L’œuvre est de 1981, proche dans le temps et par la durée redoutable (88’ ici) des deux Quatuors à cordes, quoique de tempérament légèrement plus nerveux. Les quatre courtes pièces qui complètent la sélection sont d’une tout autre époque. Feldman composait alors selon les mêmes principes en voie de devenir mais tenait à accorder une certaine part de liberté à ses interprètes. Dans les deux pièces pour violoncelle seul, Projection 1 etIntersection IV et les huit miniatures de Composition pour violoncelle et piano, l’indétermination intervient au niveau de la hauteur, libre dans le cadre d’indications tripartites de registre (aigu, moyen, grave) alors que les intensités sont imposées et les durées de séquence et les valeurs de temps strictement contrôlées sur le papier millimétré de la partition graphique. Dès 1960, la notation fixe les hauteurs et indique le tempo général, mais Duration II permet aux deux musiciens indépendants de déterminer chacun les durées relatives pour sa partie et de choisir les timbres. Il en résulte des textures harmoniques inattendues et plus complexes. L’aléatoire permet d’imaginer d’autres solutions mais l’interprétation d’Arne Deforce et de Yutaka Oya, pointilliste, lyrique et transparente, rapproche ces quatre pièces de l’aphorisme wébernien et c’est tout à fait convaincant.
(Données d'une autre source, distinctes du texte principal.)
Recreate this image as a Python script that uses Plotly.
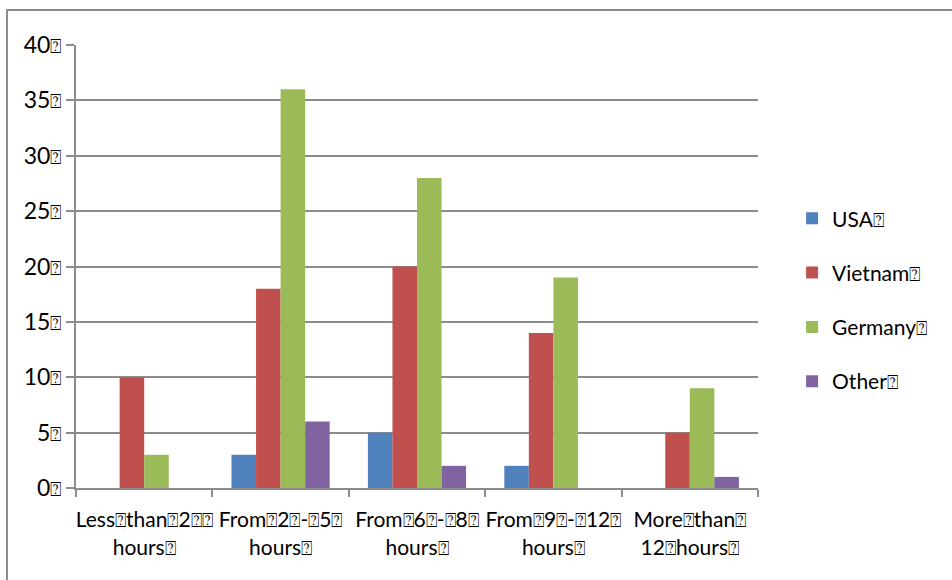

On compare volontiers la musique de Feldman à la peinture, aux toiles de Pollock pour le graphisme des partitions des années 1950 ou aux profondeurs tendues et veloutées de celles de Rothko pour les compositions plus tardives d’apparence étales. Dans tous les cas, comme ici, l’écoute exige un esprit disponible, ouvert et réceptif et, quelles que soient les intentions, invite davantage au recueillement qu’à l’analyse musicale.